The House of Silence is a lost 1918 American silent drama film directed by Donald Crisp and written by Elwyn Alfred Barron and Margaret Turnbull. The film stars Wallace Reid, Ann Little, Adele Farrington, Winter Hall, Ernest Joy, and Henry A. Barrows. The film was released on April 8, 1918, by Paramount Pictures.

==Cast==
- Wallace Reid as Marcel Levington
- Ann Little as Toinette Rogers
- Adele Farrington as Mrs. Clifton
- Winter Hall as Dr. Henry Rogers
- Ernest Joy as Leroy
- Henry A. Barrows as Carter

==Reception==
Like many American films of the time, The House of Silence was subject to cuts by city and state film censorship boards.
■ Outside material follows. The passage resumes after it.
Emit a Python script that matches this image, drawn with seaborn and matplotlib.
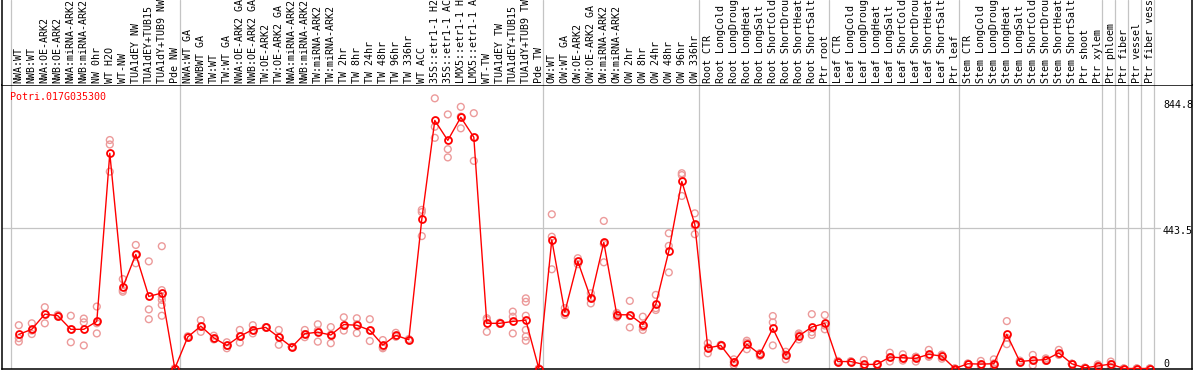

For example, the Chicago Board of Censors issued an Adults Only permit for the film and required cuts, in Reel 1, of the intertitles "You know nothing" etc. and "You've made a mess of it" etc., Reel 3, the intertitle "No, I'm not interested in that sort of thing", entire incident of old woman stumbling on street and young woman assisting her into house, Reel 5, the intertitle "Expect a new one tonight with the usual fee", and the scene of the raid on the house where the women are shown. The Chicago board also directed that the character of the "House of Silence" was to be changed from that of a questionable resort or assignation house to that of a rendezvous for society crooks by inserting a new intertitle, just before the woman leader is shown on the porch, "The House of Silence, a rendezvous for society wolves where criminal activities are cleverly concealed beneath a veneer of respectability" and, after the intertitle "If it is such a notorious place, why is it not raided", insert a new intertitle "Curiously enough the brains of the organization is a woman whose cunning the police have been unable to cope."